University

Life passing by an office window

So I go down to the Tim Horton’s in our building to grab a late lunch. It’s late afternoon. The restaurant is on the second floor of our building. It has floor to ceiling windows, overlooking the spot where Jarvis and Mount Pleasant split.

There’s a bicycle cop down there and he’s standing in the middle of the road, stopping traffic. I wonder why.

I order my sandwich and walk back to the window. The bicycle cop is still holding traffic. Across the street, on the sidewalk, there’s a security guard from the construction site, a very skinny and slightly stooped Somali who is signaling pedestrians to get away from the road. I assume all of this must be construction-related. They’re putting up a 40 story condo across the street. Maybe a big truck is about to back out from the work site.

From this spot, I can see all the way up the street to the corner of Jarvis to Bloor, a couple of hundred yards north. When the first black car turns from Bloor on to Jarvis, a guy behind me says, “oh, must be dignitaries”.
“Must be the emperor of Japan,” I say. “I thought he was in Ottawa. But I guess today he’s in Toronto.”

One day last summer I was walking home, passing in front of the Royal Ontario Museum when the president of Ireland swooped down, in a high speed convoy of a dozen black cars and SUVs, with scores of cops and security guys with earpieces and suits on the street, blocking things off for a couple of hundred feet in either direction in front of the museum. There is something about the way a motorcade rolls, all speed and menace and get-out-of-our-way-or-else power that pleasures a certain lobe of the male brain.

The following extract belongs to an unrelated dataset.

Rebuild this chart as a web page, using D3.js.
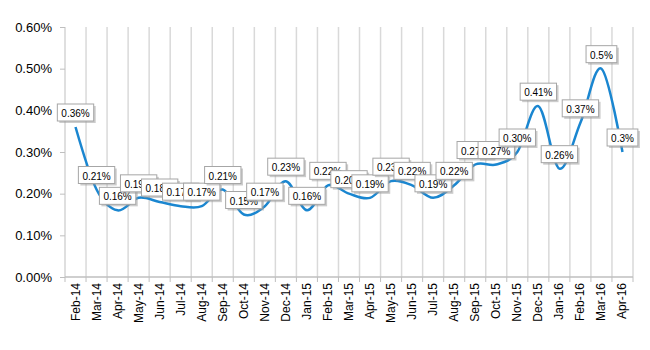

And then I notice that the policeman is saluting. The black cars are flying Canadian flags. Some of have their windows half-way open, and I can see young blond faces, faces from a small town, looking out. These faces weren’t supposed to be riding limousines except to the prom, or to their wedding day. Some are waving.

And now I know what this is. “That’s not the emperor of Japan,” I say to the guy standing in line. “That’s Kandahar.”

The man behind the counter has finished making my sandwich. Ham and swiss on whole wheat, toasted, with regular mustard. Turkey and wild rice soup. A coffee with one milk.

On the elevator to the 11th floor, I try not to cry.